Brigham Keys, Esq.

Free Software advocate, embedded software developer


The Nintendo 64 I enjoyed as a child initially drew me towards technology; it inspired me to mimic the artwork and try to make something of my own. This desire drives me to this day to become a better and better engineer, to add to my skill set to newer and newer heights.

Free software has largely defined how this path has turned out for me. I have used Fedora for about a decade and love the Red Hat environment.

I generally prefer copyleft licenses but have a pragmatic view of software licensing. My development environment of choice is Eclipse, like many software developers I used Microsoft's visual studio code, but I got fed up with their lack of support for ppc64le systems and trying to slip in telemetry and nonfree software despite marketing it as open source.
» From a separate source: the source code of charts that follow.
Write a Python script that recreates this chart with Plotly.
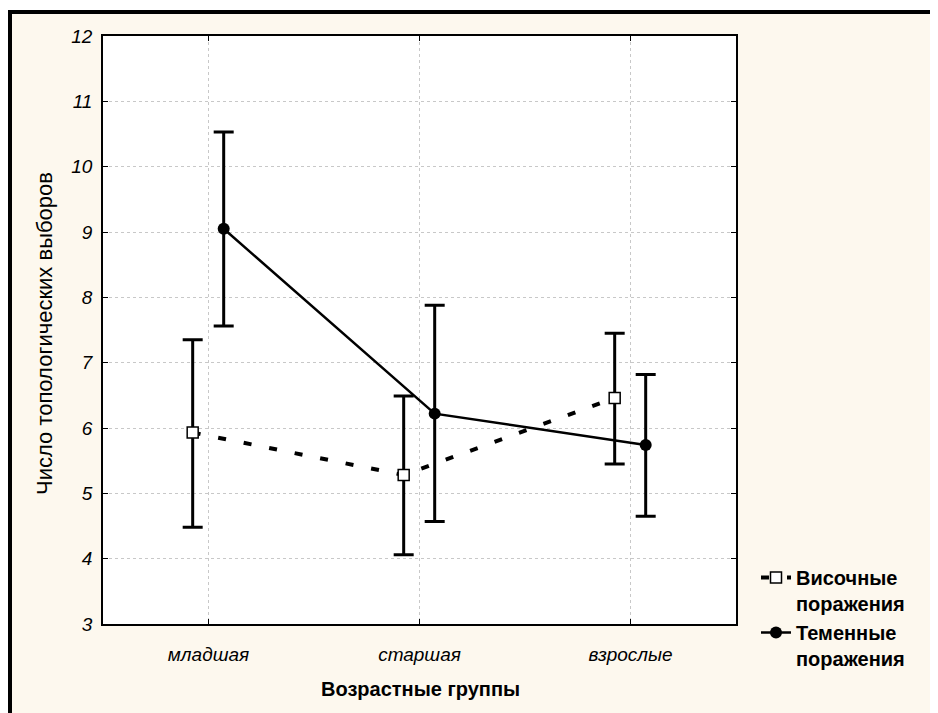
import plotly.graph_objects as go

categories = ["младшая", "старшая", "взрослые"]

temporal_name = "Височные<br>поражения"
temporal_mean = [5.93, 5.28, 6.46]
temporal_upper = [7.35, 6.49, 7.45]
temporal_lower = [4.48, 4.06, 5.45]

parietal_name = "Теменные<br>поражения"
parietal_mean = [9.05, 6.22, 5.74]
parietal_upper = [10.53, 7.88, 6.82]
parietal_lower = [7.56, 4.57, 4.65]

y_ticks = [3, 4, 5, 6, 7, 8, 9, 10, 11, 12]

# page has an 8px body margin; figure is placed at (8, 8)
OFF = 8
W, H = 938 - OFF, 713 - OFF
PL, PR, PT, PB = 103, 736, 36, 624  # plot area in page pixels
ML, MT = PL - OFF, PT - OFF
MR, MB = W - (PR - OFF), H - (PB - OFF)
PW, PH = PR - PL, PB - PT


def px(x):
    return (x - PL) / PW


def py(y):
    return (PB - y) / PH


BG = "#FDF8EE"
FONT = "Liberation Sans, Arial, sans-serif"

idx = list(range(len(categories)))
off_t, off_p = -0.075, 0.072

fig = go.Figure()
fig.add_trace(go.Scatter(
    x=[i + off_t for i in idx], y=temporal_mean, name=temporal_name,
    mode="lines+markers",
    line=dict(color="black", width=4, dash="8px,18px"),
    marker=dict(symbol="square", size=11, color="white", line=dict(color="black", width=1.5)),
    error_y=dict(type="data", symmetric=False,
                 array=[u - m for u, m in zip(temporal_upper, temporal_mean)],
                 arrayminus=[m - l for m, l in zip(temporal_mean, temporal_lower)],
                 color="black", thickness=3, width=10),
))
fig.add_trace(go.Scatter(
    x=[i + off_p for i in idx], y=parietal_mean, name=parietal_name,
    mode="lines+markers",
    line=dict(color="black", width=2.5),
    marker=dict(symbol="circle", size=12, color="black"),
    error_y=dict(type="data", symmetric=False,
                 array=[u - m for u, m in zip(parietal_upper, parietal_mean)],
                 arrayminus=[m - l for m, l in zip(parietal_mean, parietal_lower)],
                 color="black", thickness=3, width=10),
))

shapes = [
    dict(type="rect", xref="paper", yref="paper", x0=px(OFF - 5), x1=px(W + OFF + 5), y0=py(OFF - 5), y1=py(10),
         fillcolor="white", line=dict(width=0), layer="above"),
    dict(type="rect", xref="paper", yref="paper", x0=px(OFF - 5), x1=px(12), y0=py(10), y1=py(H + OFF + 5),
         fillcolor="black", line=dict(width=0), layer="above"),
    dict(type="rect", xref="paper", yref="paper", x0=px(OFF - 5), x1=px(W + OFF + 5), y0=py(10), y1=py(14),
         fillcolor="black", line=dict(width=0), layer="above"),
]

annotations = [
    dict(text="Число топологических выборов", xref="paper", yref="paper",
         x=px(44), y=py(334), textangle=-90, showarrow=False,
         font=dict(family=FONT, size=22, color="black"), xanchor="center", yanchor="middle"),
    dict(text="<b>Возрастные группы</b>", xref="paper", yref="paper",
         x=px(420), y=py(689), showarrow=False,
         font=dict(family=FONT, size=20, color="black"), xanchor="center", yanchor="middle"),
]

fig.update_layout(
    width=W, height=H,
    margin=dict(l=ML, r=MR, t=MT, b=MB, autoexpand=False),
    paper_bgcolor=BG, plot_bgcolor="white",
    font=dict(family=FONT, color="black"),
    showlegend=True,
    legend=dict(x=px(756), y=py(558), xanchor="left", yanchor="top",
                bgcolor="rgba(0,0,0,0)", valign="top",
                font=dict(family=FONT, size=20, color="black", weight="bold"),
                tracegroupgap=4, itemwidth=30),
    shapes=shapes,
    annotations=annotations,
)
fig.update_xaxes(
    range=[-0.5, 2.5], tickvals=idx, ticktext=categories,
    showline=True, linecolor="black", linewidth=1.5, mirror="ticks",
    ticks="inside", ticklen=5, tickcolor="black",
    showgrid=True, gridcolor="#c8c8c8", griddash="dot", gridwidth=1,
    zeroline=False, ticklabelstandoff=12,
    tickfont=dict(family=FONT, size=19, style="italic"),
)
fig.update_yaxes(
    range=[3, 12], tickvals=y_ticks,
    showline=True, linecolor="black", linewidth=1.5, mirror="ticks",
    ticks="inside", ticklen=5, tickcolor="black",
    showgrid=True, gridcolor="#c8c8c8", griddash="dot", gridwidth=1,
    zeroline=False, ticklabelstandoff=5,
    tickfont=dict(family=FONT, size=19, style="italic"),
)

fig.write_html("out.html")
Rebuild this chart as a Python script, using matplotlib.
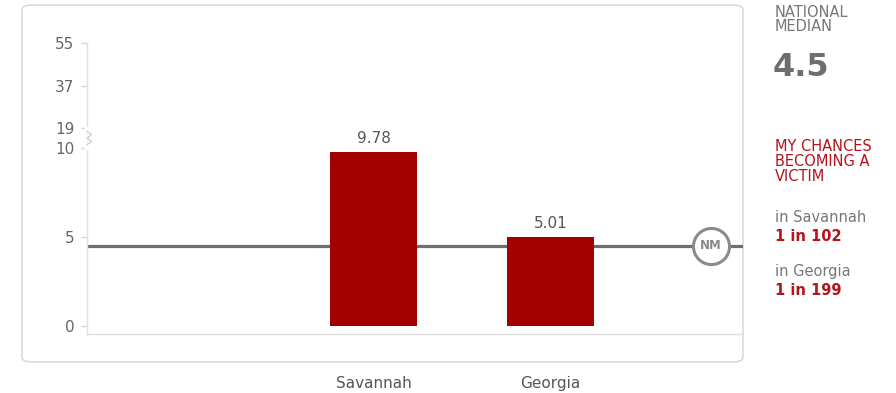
import matplotlib
matplotlib.use("Agg")
import matplotlib.pyplot as plt
import numpy as np
from matplotlib.patches import FancyBboxPatch
from matplotlib.transforms import blended_transform_factory

# data
# ====
cities      = ["Savannah", "Georgia"]
rates       = [9.78, 5.01]
nat_median  = 4.5
yticks      = [0, 5, 10, 19, 37, 55]
chances     = ["1 in 102", "1 in 199"]

BAR_RED  = "#a30000"
TXT_RED  = "#b5121b"
GRAY     = "#666666"

# broken y scale: linear up to 10, a short jump to 19, compressed above
GAP   = 1.124          # 10 -> 19 squeezed into this many "linear" units
SLOPE = 0.1327         # units per value above 19


def fwd(v):
    v = np.asarray(v, dtype=float)
    return np.where(v <= 10, v,
                    np.where(v <= 19, 10 + (v - 10) * GAP / 9,
                             10 + GAP + (v - 19) * SLOPE))


def inv(u):
    u = np.asarray(u, dtype=float)
    return np.where(u <= 10, u,
                    np.where(u <= 10 + GAP, 10 + (u - 10) * 9 / GAP,
                             19 + (u - 10 - GAP) / SLOPE))


plt.rcParams["font.family"] = "DejaVu Sans"
fig = plt.figure(figsize=(8.96, 3.93), dpi=100)

# rounded panel behind the chart
panel = FancyBboxPatch((22 / 896, 31 / 393), 721 / 896, 357 / 393,
                       boxstyle="round,pad=0,rounding_size=0.012",
                       transform=fig.transFigure, facecolor="white",
                       edgecolor="#d4d4d4", lw=1.0, zorder=-1)
fig.patches.append(panel)

ax = fig.add_axes([87 / 896, 59 / 393, 656 / 896, 291 / 393])
ax.patch.set_alpha(0)
ax.set_yscale("function", functions=(fwd, inv))

x = np.arange(len(cities))
ax.bar(x, rates, width=0.49, color=BAR_RED, zorder=3)
ax.axhline(nat_median, color="#6e6e6e", lw=2.3, zorder=2)

for xi, r in zip(x, rates):
    ax.annotate(f"{r:.2f}", (xi, r), xytext=(0, 4), textcoords="offset points",
                ha="center", va="bottom", fontsize=11, color="#555555")

ax.set_xlim(-1.619, 2.088)
ax.set_ylim(-0.45, 55)
ax.set_yticks(yticks)
ax.set_yticklabels([str(t) for t in yticks])
ax.set_xticks(x)
ax.set_xticklabels(cities)
ax.tick_params(axis="y", length=4, width=1, color="#d6d6d6", pad=5,
               labelsize=11, labelcolor=GRAY)
ax.tick_params(axis="x", length=0, pad=30, labelsize=11, labelcolor="#555555")
ax.yaxis.set_minor_locator(matplotlib.ticker.NullLocator())
for s in ("top", "right"):
    ax.spines[s].set_visible(False)
for s in ("left", "bottom"):
    ax.spines[s].set_color("#e0e0e0")
    ax.spines[s].set_linewidth(1.0)

# axis break zigzag between 10 and 19
tb = blended_transform_factory(ax.transAxes, ax.transData)
ax.plot([0, 0, 0.007, 0, 0.007, 0, 0], [10.2, 11.5, 13, 14.5, 16, 17.5, 18.8],
        transform=tb, color="white", lw=3, zorder=4, clip_on=False)
ax.plot([0, 0.007, 0, 0.007, 0], [11.5, 13, 14.5, 16, 17.5],
        transform=tb, color="#cfcfcf", lw=1, zorder=5, clip_on=False)

# national median badge
ax.plot([0.951], [nat_median], transform=tb, marker="o", ms=26,
        mfc="white", mec="#8a8a8a", mew=2.2, zorder=6, clip_on=False)
ax.text(0.951, nat_median, "NM", transform=tb, ha="center", va="center",
        fontsize=8.5, fontweight="bold", color="#8a8a8a", zorder=7)

# side panel text
fig.text(775 / 896, 1 - 5 / 393, "NATIONAL\nMEDIAN", ha="left", va="top",
         fontsize=10.5, color="#777777", linespacing=0.95)
fig.text(773 / 896, 1 - 52 / 393, f"{nat_median}", ha="left", va="top",
         fontsize=23, fontweight="bold", color="#6e6e6e")
fig.text(775 / 896, 1 - 139 / 393, "MY CHANCES\nBECOMING A\nVICTIM",
         ha="left", va="top", fontsize=10.5, color=TXT_RED, linespacing=1.0)
ys = [210, 264]
for y, c, ch in zip(ys, cities, chances):
    fig.text(775 / 896, 1 - y / 393, f"in {c}", ha="left", va="top",
             fontsize=10.5, color="#777777")
    fig.text(775 / 896, 1 - (y + 19) / 393, ch, ha="left", va="top",
             fontsize=10.5, fontweight="bold", color=TXT_RED)

fig.savefig("out.png", dpi=100)
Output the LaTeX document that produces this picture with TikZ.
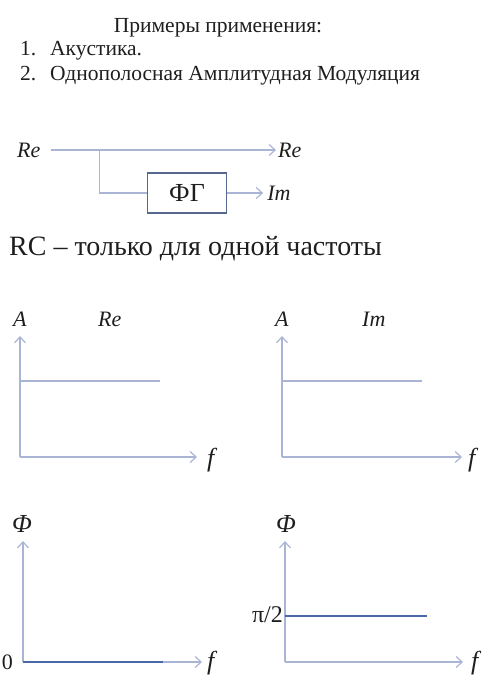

Eclipse is a wonderful development environment that you can use for any real programming langauage and even a few not so serious ones.

Video game development is a hobby of mine, I have been burnt out for many years after previous projects, which I will refrain from talking about on this website, but you can see these on my personal code forge if you are really interested. Although I will not be satisfied until I make something as beautiful as the games that were on the Nintendo 64 and I will achieve this one day.

Alternative CPU architectures are of particular interest to me. In 2018 I ordered a macchiatobin a8040 board and used it as my desktop. My devices are primarily aarch64 and ppc64le systems, I have ported several packages over to work on alternative architectures. Eclipse provides prebuilt binaries for aarch64 and ppc64le which is wonderful.

I am known as a C++ expert amongst my peers, and a wizard with the Dear Imgui library as well as several others. Graphical desktop applications are very enjoyable to make, and the menus of many old video games are very beautiful works of art. Perhaps most of all is the file select for Super Mario 64.